12

The Cotton Club Revisited

Back to Harlem
March 19, 1983

Five years before I left the State University College at New Paltz, an article appeared in one of the movie gossip columns. It stated that Bob Evans was going to produce a movie called The Cotton Club. I wrote him at Paramount Pictures explaining that Winnie and I had danced in the chorus at the Cotton Club in the ’30s, that my father had been a waiter, that my brother Bobby had won an amateur night contest at the club, that I had seen every show from 1932 to 1940, and that as a sociologist I had done extensive research on Harlem in the ’30s and ’40s as part of my preparation for courses on “The Sociology of Jazz,” “The Harlem Renaissance,” and “The Sociology of Racism.”

In the spring of 1983, I received a telephone call from Jim Siff, Bob Evans’s cousin. He asked me if I would be willing to be interviewed as part of the preliminary work on the film. Without a moment’s hesitation, I replied, “I think it would be useful!”

Within a week, we had taped three hours of my reminiscing, and Siff transferred the tapes to Mario Puzo, who developed a storyline for the movie, in which the Johnson family was featured. Gregory Hines was to be me, Maurice Hines was to be Bobby, and Thelma Carpenter was to be Winnie. In a later discussion, Francis Ford Coppola told me that they were going to bring in a white family whose struggles would parallel the struggles of the Black Johnson family during the Depression, and the Cotton Club would be the vehicle for both families on both sides of the color line to surmount the difficulties of the Depression.

I suggested in a concept paper that, whatever the gimmick, the film could be the occasion for Hollywood to portray the wealth of talent that appeared at the Cotton Club during its heyday in Harlem and counter the stereotypical portrayals of Blacks in the movies for the first time in a major way: Bill Robinson, Ethel Waters, Cab Calloway, the Nicholas Brothers, the Berry Brothers, Adelaide Hall, and the star of stars, Duke Ellington, and his music, which made the Cotton Club a symbol of the best in Black entertainment! It was my strong feeling that Coppola, looking for a box-office hit, after several films that had not lived up to financial expectations, would be assured a success with the Cotton Club film if he concentrated on the Black entertainment and the Duke’s musical genius.
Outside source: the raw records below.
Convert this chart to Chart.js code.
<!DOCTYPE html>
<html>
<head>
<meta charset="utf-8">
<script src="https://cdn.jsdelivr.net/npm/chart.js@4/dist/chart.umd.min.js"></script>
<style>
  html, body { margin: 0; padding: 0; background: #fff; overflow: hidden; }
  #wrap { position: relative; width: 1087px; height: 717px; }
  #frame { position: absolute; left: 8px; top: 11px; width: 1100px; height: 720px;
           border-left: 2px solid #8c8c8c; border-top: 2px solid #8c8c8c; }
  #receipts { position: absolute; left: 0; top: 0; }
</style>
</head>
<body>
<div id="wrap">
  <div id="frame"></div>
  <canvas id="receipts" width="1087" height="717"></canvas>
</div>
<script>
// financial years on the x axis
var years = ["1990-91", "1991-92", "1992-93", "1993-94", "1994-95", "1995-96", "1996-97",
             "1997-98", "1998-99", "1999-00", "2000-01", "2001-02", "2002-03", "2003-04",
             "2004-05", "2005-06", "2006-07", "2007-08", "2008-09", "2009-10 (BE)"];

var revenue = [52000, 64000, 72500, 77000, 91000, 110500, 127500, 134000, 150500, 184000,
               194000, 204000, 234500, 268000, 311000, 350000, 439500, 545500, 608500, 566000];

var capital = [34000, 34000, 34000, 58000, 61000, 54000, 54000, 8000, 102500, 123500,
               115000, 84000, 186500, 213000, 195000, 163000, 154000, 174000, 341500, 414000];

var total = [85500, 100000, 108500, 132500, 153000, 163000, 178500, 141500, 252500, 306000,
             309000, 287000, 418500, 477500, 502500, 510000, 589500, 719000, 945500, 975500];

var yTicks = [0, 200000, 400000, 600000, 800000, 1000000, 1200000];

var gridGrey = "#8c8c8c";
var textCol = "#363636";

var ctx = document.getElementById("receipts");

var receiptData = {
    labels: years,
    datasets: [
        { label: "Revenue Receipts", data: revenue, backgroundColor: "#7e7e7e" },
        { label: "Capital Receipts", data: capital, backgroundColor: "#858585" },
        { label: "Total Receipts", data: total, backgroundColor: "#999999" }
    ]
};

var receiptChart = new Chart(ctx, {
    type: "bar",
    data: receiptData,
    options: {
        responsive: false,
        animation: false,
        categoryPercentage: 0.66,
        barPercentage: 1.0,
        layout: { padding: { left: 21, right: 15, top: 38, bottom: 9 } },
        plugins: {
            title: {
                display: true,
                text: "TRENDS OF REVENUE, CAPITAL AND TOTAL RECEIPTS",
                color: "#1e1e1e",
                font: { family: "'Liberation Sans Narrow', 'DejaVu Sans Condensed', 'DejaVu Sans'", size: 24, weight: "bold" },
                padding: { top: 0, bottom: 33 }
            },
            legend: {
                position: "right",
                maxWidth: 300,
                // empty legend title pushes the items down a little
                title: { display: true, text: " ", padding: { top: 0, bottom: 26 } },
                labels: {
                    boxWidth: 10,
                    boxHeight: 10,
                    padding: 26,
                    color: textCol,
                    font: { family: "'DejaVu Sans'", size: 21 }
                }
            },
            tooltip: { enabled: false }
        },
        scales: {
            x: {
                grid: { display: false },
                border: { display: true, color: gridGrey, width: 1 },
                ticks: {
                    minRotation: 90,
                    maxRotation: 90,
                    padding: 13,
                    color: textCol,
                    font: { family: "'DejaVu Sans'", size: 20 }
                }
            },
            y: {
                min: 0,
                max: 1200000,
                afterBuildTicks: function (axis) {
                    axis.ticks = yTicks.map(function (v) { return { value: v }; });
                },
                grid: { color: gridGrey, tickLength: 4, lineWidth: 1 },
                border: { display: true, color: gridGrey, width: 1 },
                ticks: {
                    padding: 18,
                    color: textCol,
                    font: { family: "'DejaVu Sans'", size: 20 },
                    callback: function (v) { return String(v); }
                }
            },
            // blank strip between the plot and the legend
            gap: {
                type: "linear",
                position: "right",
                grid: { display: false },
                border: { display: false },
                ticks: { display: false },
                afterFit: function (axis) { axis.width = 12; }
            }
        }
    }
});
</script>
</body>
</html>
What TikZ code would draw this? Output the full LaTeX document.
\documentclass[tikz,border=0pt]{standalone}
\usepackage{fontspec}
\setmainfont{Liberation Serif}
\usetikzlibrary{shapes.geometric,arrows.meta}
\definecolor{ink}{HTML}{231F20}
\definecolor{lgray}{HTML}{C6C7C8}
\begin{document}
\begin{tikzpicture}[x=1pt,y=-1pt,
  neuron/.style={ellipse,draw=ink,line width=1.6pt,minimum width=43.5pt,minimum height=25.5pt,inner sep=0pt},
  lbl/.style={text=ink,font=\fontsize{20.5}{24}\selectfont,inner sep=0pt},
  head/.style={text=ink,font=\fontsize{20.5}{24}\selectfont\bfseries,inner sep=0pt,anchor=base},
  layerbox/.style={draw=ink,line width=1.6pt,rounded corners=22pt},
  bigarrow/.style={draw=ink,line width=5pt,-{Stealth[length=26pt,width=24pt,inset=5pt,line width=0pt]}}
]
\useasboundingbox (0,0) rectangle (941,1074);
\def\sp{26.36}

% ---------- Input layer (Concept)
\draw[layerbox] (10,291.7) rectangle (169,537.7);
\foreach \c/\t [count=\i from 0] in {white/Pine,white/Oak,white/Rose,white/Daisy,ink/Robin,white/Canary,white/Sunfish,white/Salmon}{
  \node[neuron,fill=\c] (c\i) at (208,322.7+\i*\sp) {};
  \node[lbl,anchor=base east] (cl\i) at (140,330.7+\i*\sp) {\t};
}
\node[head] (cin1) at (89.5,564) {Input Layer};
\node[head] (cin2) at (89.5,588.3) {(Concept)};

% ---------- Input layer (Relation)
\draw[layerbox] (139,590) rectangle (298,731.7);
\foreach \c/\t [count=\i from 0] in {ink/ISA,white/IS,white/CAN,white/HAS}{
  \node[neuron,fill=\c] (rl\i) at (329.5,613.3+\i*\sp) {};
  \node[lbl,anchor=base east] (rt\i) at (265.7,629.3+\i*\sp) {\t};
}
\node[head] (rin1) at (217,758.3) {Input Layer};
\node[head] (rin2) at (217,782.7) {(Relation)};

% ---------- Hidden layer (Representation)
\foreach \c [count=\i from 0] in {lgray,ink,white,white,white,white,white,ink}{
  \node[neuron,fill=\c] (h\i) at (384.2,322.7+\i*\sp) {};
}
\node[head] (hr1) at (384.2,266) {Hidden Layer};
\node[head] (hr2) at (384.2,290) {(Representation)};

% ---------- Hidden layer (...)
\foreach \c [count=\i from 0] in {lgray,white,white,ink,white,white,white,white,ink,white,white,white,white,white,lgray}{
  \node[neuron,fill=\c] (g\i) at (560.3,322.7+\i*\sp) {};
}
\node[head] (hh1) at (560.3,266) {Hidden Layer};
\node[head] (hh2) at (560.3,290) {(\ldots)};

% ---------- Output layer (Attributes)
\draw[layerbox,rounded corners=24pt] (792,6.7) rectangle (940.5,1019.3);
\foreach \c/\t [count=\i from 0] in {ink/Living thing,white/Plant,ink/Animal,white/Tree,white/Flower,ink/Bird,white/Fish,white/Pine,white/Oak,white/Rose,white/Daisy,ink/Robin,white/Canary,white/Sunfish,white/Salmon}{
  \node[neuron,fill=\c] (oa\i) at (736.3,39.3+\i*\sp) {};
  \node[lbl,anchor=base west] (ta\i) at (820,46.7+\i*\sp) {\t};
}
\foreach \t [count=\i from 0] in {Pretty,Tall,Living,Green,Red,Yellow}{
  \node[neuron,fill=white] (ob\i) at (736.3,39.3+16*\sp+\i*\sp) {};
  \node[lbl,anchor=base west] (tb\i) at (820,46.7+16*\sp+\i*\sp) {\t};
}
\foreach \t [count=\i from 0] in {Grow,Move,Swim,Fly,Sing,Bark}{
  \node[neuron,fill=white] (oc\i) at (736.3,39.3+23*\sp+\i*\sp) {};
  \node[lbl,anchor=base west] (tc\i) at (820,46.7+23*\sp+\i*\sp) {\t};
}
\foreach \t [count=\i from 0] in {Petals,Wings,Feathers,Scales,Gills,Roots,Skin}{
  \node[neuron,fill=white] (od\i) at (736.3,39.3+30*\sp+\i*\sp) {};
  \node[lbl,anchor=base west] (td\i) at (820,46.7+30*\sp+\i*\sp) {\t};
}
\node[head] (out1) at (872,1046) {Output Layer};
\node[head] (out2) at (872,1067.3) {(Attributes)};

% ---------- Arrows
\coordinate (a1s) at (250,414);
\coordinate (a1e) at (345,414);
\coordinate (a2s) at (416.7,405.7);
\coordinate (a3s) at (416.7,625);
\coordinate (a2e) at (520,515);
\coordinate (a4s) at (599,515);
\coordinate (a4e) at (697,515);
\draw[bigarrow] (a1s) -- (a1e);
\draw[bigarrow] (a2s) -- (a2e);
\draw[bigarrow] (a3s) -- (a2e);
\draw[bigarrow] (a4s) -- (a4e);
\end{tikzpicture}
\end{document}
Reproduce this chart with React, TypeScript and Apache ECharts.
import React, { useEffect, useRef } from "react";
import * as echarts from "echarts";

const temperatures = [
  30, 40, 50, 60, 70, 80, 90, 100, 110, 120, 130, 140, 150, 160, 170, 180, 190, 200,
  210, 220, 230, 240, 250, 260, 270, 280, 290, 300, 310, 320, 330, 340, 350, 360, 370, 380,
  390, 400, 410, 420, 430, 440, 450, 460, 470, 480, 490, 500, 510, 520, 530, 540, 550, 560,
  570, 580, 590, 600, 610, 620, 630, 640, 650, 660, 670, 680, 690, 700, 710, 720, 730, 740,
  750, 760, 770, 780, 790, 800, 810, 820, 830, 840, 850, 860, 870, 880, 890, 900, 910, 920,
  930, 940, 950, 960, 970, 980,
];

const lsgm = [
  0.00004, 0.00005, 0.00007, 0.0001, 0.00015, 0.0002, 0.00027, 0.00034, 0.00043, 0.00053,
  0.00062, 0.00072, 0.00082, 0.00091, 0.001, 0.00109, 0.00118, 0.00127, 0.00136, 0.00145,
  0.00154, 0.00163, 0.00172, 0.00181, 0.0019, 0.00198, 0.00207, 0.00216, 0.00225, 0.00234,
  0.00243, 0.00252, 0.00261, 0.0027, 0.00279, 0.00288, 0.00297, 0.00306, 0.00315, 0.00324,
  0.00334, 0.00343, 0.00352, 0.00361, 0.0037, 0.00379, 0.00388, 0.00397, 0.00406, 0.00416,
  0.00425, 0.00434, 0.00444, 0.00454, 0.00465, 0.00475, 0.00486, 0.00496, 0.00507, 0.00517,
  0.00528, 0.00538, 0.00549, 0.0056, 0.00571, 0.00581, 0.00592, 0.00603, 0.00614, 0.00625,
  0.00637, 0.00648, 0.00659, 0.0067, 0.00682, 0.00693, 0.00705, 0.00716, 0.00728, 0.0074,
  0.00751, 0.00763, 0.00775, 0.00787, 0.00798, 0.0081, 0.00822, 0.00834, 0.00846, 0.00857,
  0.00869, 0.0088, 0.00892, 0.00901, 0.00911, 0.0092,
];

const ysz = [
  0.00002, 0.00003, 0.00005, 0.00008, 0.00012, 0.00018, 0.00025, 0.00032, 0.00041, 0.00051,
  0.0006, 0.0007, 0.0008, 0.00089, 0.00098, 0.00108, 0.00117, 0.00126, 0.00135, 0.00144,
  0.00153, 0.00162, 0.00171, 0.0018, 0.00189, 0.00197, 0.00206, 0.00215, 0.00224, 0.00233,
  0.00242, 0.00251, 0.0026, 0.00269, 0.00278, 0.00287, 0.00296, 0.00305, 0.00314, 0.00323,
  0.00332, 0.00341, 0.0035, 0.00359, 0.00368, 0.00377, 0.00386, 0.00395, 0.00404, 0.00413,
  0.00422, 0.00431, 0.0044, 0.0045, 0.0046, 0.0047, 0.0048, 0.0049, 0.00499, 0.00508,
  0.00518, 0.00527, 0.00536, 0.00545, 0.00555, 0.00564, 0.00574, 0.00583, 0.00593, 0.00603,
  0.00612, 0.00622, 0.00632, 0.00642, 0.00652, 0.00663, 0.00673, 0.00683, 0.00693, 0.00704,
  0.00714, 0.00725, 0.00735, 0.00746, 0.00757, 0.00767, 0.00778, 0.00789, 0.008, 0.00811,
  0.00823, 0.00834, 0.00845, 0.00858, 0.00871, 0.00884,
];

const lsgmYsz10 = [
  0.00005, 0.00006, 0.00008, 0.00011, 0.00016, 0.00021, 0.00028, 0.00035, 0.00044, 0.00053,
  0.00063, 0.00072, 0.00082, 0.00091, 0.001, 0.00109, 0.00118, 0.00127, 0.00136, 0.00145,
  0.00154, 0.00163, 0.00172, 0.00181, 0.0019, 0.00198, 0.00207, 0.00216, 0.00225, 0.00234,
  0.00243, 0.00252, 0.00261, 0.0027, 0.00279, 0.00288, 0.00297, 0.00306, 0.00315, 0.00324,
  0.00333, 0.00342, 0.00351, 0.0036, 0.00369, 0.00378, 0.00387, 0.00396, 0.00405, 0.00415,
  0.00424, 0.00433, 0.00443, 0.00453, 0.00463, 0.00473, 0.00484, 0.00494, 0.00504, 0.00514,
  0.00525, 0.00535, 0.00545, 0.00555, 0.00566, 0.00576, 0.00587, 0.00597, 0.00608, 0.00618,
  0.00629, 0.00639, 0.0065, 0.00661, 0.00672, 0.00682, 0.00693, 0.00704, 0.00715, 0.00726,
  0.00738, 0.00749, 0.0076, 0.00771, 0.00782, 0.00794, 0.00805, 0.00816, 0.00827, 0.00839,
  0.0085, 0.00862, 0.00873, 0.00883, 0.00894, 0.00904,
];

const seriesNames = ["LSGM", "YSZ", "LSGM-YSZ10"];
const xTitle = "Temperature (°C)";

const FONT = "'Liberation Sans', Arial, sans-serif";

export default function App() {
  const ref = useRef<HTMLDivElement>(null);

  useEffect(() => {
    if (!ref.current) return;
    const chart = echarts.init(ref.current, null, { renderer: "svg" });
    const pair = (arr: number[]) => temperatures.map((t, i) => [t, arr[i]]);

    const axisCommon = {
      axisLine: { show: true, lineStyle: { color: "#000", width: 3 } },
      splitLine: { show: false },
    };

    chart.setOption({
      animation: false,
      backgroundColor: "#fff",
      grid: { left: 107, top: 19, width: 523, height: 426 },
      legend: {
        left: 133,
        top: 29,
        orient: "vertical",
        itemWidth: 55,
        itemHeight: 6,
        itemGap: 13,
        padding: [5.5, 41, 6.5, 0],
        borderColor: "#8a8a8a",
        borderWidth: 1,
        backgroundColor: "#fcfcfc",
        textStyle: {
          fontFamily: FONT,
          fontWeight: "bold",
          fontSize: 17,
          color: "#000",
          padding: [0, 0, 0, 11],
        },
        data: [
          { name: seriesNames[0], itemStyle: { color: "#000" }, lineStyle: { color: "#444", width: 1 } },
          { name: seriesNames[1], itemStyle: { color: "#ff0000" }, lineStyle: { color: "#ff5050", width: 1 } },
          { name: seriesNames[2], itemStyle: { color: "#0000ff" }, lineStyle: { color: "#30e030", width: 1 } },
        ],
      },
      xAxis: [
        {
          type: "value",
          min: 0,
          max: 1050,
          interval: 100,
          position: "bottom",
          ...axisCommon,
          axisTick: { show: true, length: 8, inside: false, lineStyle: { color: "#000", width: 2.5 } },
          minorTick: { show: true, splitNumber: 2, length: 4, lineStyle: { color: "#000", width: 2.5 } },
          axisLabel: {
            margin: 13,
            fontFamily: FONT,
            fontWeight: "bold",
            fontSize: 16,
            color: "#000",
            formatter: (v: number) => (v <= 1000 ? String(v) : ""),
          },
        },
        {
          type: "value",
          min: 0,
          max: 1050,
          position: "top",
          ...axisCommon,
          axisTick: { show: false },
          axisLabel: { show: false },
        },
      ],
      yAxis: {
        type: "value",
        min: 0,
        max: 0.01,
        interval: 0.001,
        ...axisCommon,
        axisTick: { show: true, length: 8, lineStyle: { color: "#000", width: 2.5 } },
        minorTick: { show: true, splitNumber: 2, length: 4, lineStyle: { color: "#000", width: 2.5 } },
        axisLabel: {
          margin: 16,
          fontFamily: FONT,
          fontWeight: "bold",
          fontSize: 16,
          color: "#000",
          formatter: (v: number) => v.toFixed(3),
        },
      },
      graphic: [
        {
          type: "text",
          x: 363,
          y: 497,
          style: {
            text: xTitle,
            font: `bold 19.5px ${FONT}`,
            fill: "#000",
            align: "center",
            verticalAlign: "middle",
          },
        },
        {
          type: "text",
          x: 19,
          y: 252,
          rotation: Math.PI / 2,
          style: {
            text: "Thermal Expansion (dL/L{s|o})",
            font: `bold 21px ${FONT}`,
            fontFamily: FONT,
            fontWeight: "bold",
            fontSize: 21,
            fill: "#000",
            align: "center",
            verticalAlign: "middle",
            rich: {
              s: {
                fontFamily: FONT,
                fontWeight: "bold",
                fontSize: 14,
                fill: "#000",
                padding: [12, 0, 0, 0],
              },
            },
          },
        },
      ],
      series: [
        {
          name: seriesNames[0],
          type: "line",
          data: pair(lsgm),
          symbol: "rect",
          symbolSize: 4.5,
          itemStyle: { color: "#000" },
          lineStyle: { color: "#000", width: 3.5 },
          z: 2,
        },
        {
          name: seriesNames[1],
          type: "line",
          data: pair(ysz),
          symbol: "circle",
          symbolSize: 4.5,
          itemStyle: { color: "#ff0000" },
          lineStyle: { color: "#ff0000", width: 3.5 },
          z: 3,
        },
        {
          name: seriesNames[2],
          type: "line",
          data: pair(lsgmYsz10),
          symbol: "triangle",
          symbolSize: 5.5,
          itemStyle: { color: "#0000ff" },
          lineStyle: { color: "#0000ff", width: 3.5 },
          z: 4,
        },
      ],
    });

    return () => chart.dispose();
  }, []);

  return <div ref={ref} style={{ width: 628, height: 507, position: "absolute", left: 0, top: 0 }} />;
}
Coppola saw otherwise and opted for a build-up of violence and gangster elements in the film that was actually quite accurate in showing the mob control of the club. My friends and I called it “The Godfather Comes to Harlem.” I had a parting of ways with Coppola, but one positive contribution I felt I had made was the scene that had been inspired by my family’s direct experience and Winnie Johnson teaching her two brothers Stretch and Bobby dance routines in the kitchen.

After that project I continued to do some consultant work on a number of films like Seeing Red. It was a big circle in my life with me coming back to the theater and show business. In fact, my life seemed to be a series of big circles.